Ethics for Artificial Intelligence and Machine Learning in Pragmatic Clinical Trials
Section 4
Training Data Generation
Choices regarding what data are procured and how they are used to build algorithmic models are critical to the integrity of the resulting AI/ML system. To be more equity-enhancing, researchers should develop AI systems with the practical realities of point of care in mind (McCradden et al 2022) and therefore confirm that training data are representative of the intended populations and—if not—assess any biases that might result. Researchers must also ascertain who is (and is not) represented in training data and the effects, if any, this will have on scientific endpoints.

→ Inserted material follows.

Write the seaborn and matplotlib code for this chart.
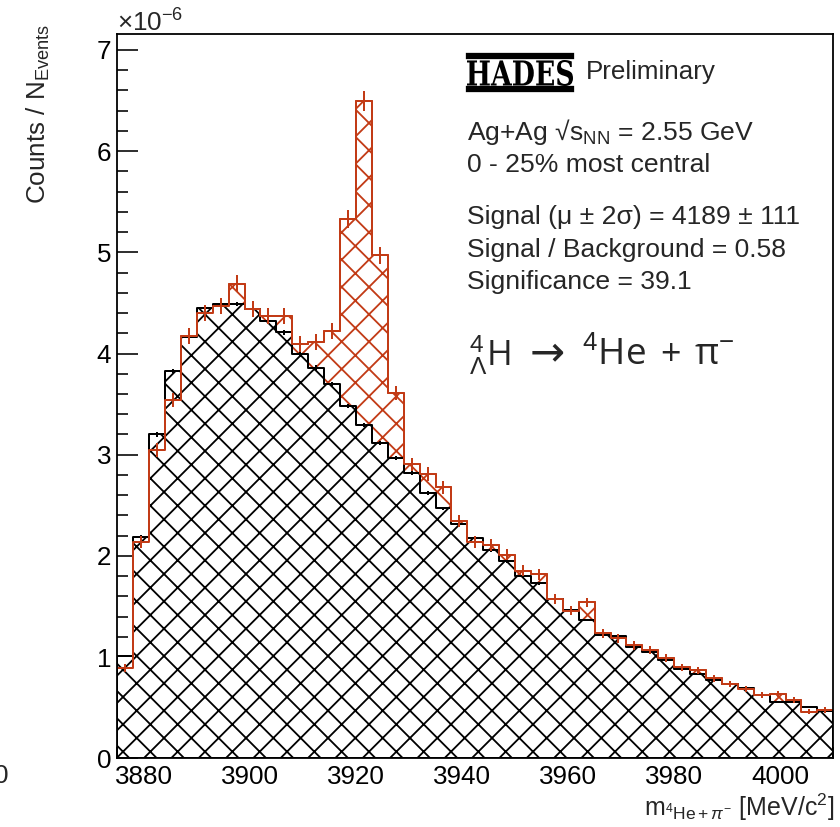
import numpy as np
import pandas as pd
import matplotlib
matplotlib.use('Agg')
import matplotlib.pyplot as plt
from matplotlib.patches import Rectangle, PathPatch
from matplotlib.textpath import TextPath
from matplotlib.font_manager import FontProperties
from matplotlib.transforms import Affine2D
from matplotlib.ticker import MultipleLocator
import seaborn as sns

# output size in pixels; dpi chosen so the hatch spacing matches the ROOT one
DPI = 164
W, H = 840, 827


def pt(px):
    # pixel size -> points at our dpi
    return px * 72 / DPI


def fx(x):
    return x / W


def fy(y):
    return 1 - y / H


# ------------------------------------------------------------
# histogram binning (MeV/c^2)
# ------------------------------------------------------------
bin_lo, bin_hi, bin_w = 3875, 4010, 3
centers = np.arange(bin_lo, bin_hi, bin_w) + bin_w / 2

# counts / N_events, in units of 1e-6
total = [0.89, 2.14, 3.05, 3.54, 4.17, 4.40, 4.47, 4.69, 4.44, 4.37,
         4.37, 4.09, 4.11, 4.22, 5.33, 6.50, 4.97, 3.61, 2.905, 2.81,
         2.68, 2.345, 2.14, 2.11, 2.01, 1.855, 1.82, 1.57, 1.46, 1.54,
         1.235, 1.186, 1.115, 1.07, 0.988, 0.899, 0.87, 0.79, 0.734, 0.685,
         0.628, 0.632, 0.58, 0.46, 0.477]
total_err = [0.037, 0.057, 0.068, 0.073, 0.080, 0.082, 0.082, 0.084, 0.082, 0.082,
             0.082, 0.079, 0.079, 0.080, 0.090, 0.099, 0.087, 0.074, 0.066, 0.065,
             0.064, 0.060, 0.057, 0.057, 0.055, 0.053, 0.053, 0.049, 0.047, 0.048,
             0.043, 0.042, 0.041, 0.040, 0.039, 0.037, 0.036, 0.035, 0.033, 0.032,
             0.031, 0.031, 0.030, 0.026, 0.027]

background = [1.01, 2.19, 3.20, 3.83, 4.16, 4.45, 4.49, 4.49, 4.44, 4.32,
              4.21, 4.00, 3.86, 3.70, 3.48, 3.29, 3.12, 2.97, 2.82, 2.62,
              2.47, 2.315, 2.18, 2.055, 1.95, 1.80, 1.73, 1.57, 1.465, 1.367,
              1.22, 1.21, 1.10, 1.053, 0.975, 0.885, 0.83, 0.774, 0.73, 0.69,
              0.625, 0.56, 0.56, 0.51, 0.47]
background_err = [0.011, 0.016, 0.020, 0.022, 0.022, 0.023, 0.023, 0.023, 0.023, 0.023,
                  0.023, 0.022, 0.022, 0.021, 0.021, 0.020, 0.019, 0.019, 0.018, 0.018,
                  0.017, 0.017, 0.016, 0.016, 0.015, 0.015, 0.014, 0.014, 0.013, 0.013,
                  0.012, 0.012, 0.012, 0.011, 0.011, 0.010, 0.010, 0.010, 0.009, 0.009,
                  0.009, 0.008, 0.008, 0.008, 0.008]

df = pd.DataFrame({'mass': centers, 'total': total, 'bkg': background,
                   'total_err': total_err, 'bkg_err': background_err})

RED = '#c23b16'

# ------------------------------------------------------------
# style
# ------------------------------------------------------------
sns.set_style('ticks')
plt.rcParams['font.family'] = ['Liberation Sans', 'DejaVu Sans']
plt.rcParams['mathtext.fontset'] = 'custom'
plt.rcParams['mathtext.rm'] = 'Liberation Sans'
plt.rcParams['mathtext.it'] = 'Liberation Sans:italic'
plt.rcParams['mathtext.sf'] = 'Liberation Sans'
plt.rcParams['hatch.linewidth'] = 0.8

fig = plt.figure(figsize=(W / DPI, H / DPI), dpi=DPI)
ax = fig.add_axes([fx(117.3), fy(758.3), (833.3 - 117.3) / W, (758.3 - 34.3) / H])

lw = pt(2.0)
hist_kws = dict(data=df, x='mass', binwidth=bin_w, binrange=(bin_lo, bin_hi),
                element='step', ax=ax)

# signal + background, red hatch
sns.histplot(weights='total', fill=True, facecolor='white', edgecolor=RED,
             hatch='xx', linewidth=lw, **hist_kws)
# background, black hatch on top
sns.histplot(weights='bkg', fill=True, facecolor='white', edgecolor='black',
             hatch='xx', linewidth=lw, **hist_kws)
# red outline again so it shows where it dips below the background
sns.histplot(weights='total', fill=False, color=RED, linewidth=lw, **hist_kws)

ax.errorbar(df['mass'], df['bkg'], yerr=df['bkg_err'], fmt='_', color='black',
            ms=pt(8), mew=lw, elinewidth=lw, capsize=0, zorder=5)
ax.errorbar(df['mass'], df['total'], yerr=df['total_err'], fmt='_', color=RED,
            ms=pt(8), mew=lw, elinewidth=lw, capsize=0, zorder=6)

# ------------------------------------------------------------
# axes
# ------------------------------------------------------------
ax.set_xlim(bin_lo, bin_hi)
ax.set_ylim(0, 7.155)
ax.set_xlabel('')
ax.set_ylabel('')
ax.xaxis.set_major_locator(MultipleLocator(20))
ax.xaxis.set_minor_locator(MultipleLocator(5))
ax.yaxis.set_major_locator(MultipleLocator(1))
ax.yaxis.set_minor_locator(MultipleLocator(0.2))
ax.tick_params(which='both', direction='in', width=pt(1.6), colors='black',
               labelsize=pt(26))
ax.tick_params(which='major', length=pt(21))
ax.tick_params(which='minor', length=pt(11))
ax.tick_params(axis='x', pad=pt(7))
ax.tick_params(axis='y', pad=pt(6))
for s in ax.spines.values():
    s.set_linewidth(pt(1.8))
    s.set_color('black')

# axis titles and exponent
fig.text(fx(117), fy(32), r'$\times$10$^{-6}$', fontsize=pt(26), va='baseline', ha='left')
fig.text(fx(38), fy(24), r'Counts / N$_{\mathrm{Events}}$', fontsize=pt(26),
         rotation=90, ha='center', va='top')
fig.text(fx(834), fy(816), r'm$_{^{4}\mathrm{He}+\pi^{-}}$ [MeV/c$^{2}$]',
         fontsize=pt(25), ha='right', va='baseline')
fig.text(fx(-6), fy(783), '0', fontsize=pt(26), ha='left', va='baseline')

# ------------------------------------------------------------
# HADES logo: bold slab letters squeezed into the logo box, bars above/below
# ------------------------------------------------------------
logo_x0, logo_x1, logo_top, logo_bot = 467, 573, 60, 86
tp = TextPath((0, 0), 'HADES', size=1,
              prop=FontProperties(family='DejaVu Serif', weight='bold'))
ext = tp.get_extents()
logo_tr = (Affine2D().translate(-ext.x0, -ext.y0)
           .scale((logo_x1 - logo_x0) / ext.width, (logo_bot - logo_top) / ext.height)
           .translate(logo_x0, H - logo_bot))
fig.add_artist(PathPatch(tp, transform=logo_tr, facecolor='black', lw=0))
fig.add_artist(Rectangle((fx(logo_x0), fy(58)), (logo_x1 - logo_x0) / W, 4 / H,
                         transform=fig.transFigure, color='black'))
fig.add_artist(Rectangle((fx(logo_x0), fy(91)), (logo_x1 - logo_x0) / W, 4 / H,
                         transform=fig.transFigure, color='black'))
fig.text(fx(586), fy(79), 'Preliminary', fontsize=pt(26), va='baseline')

# ------------------------------------------------------------
# labels inside the frame
# ------------------------------------------------------------
fig.text(fx(467), fy(140), 'Ag+Ag \u221a$\\mathrm{s}_{\\mathrm{NN}}$ = 2.55 GeV',
         fontsize=pt(26.5), va='baseline')
fig.text(fx(467), fy(172), '0 - 25% most central', fontsize=pt(26.5), va='baseline')
fig.text(fx(467), fy(224), 'Signal (\u03bc \u00b1 2\u03c3) = 4189 \u00b1 111',
         fontsize=pt(26.5), va='baseline')
fig.text(fx(467), fy(257), 'Signal / Background = 0.58', fontsize=pt(26.5), va='baseline')
fig.text(fx(467), fy(289), 'Significance = 39.1', fontsize=pt(26.5), va='baseline')

# decay channel
fig.text(fx(469), fy(365), r'${}^{4}_{\Lambda}$H', fontsize=pt(35),
         va='baseline', family='Open Sans')
fig.text(fx(530), fy(365), '\u2192', fontsize=pt(42), va='baseline',
         family='DejaVu Sans')
fig.text(fx(582), fy(365), '$^{4}$He', fontsize=pt(37),
         va='baseline', family='Open Sans')
fig.text(fx(660), fy(365), '+', fontsize=pt(36), va='baseline', family='Open Sans')
fig.text(fx(694), fy(365), '\u03c0$^{-}$', fontsize=pt(37),
         va='baseline', family='Open Sans')

fig.savefig('out.png', dpi=DPI)
plt.close(fig)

Investigator tip: If patient data from electronic health records are used, consider whether healthcare access points affect representation. Biases can arise because training datasets generated from “patients” only represent people with access to healthcare, and are much more likely to be drawn from major academic medical centers with the most up-to-date data technology. Likewise, datasets generated from “research participants” reflect only those recruited to enroll and who subsequently consent to participate. Studies show there are known differences in consent rates between historically included and excluded populations (Spector-Bagdady et al 2021).
SECTIONS
REFERENCES
McCradden MD, Anderson JA, Stephenson EA, et al. 2022. A research ethics framework for the clinical translation of healthcare machine learning. Am J Bioeth. 22(5):8-22. doi:10.1080/15265161.2021.2013977. PMID: 35048782.
Spector-Bagdady K, Tang S, Jabbour S, et al. 2021. Respecting autonomy and enabling diversity: The effect of eligibility and enrollment on research data demographics. Health Aff. 40(12):1892-1899. doi:10.1377/hlthaff.2021.01197. PMID: 34871076.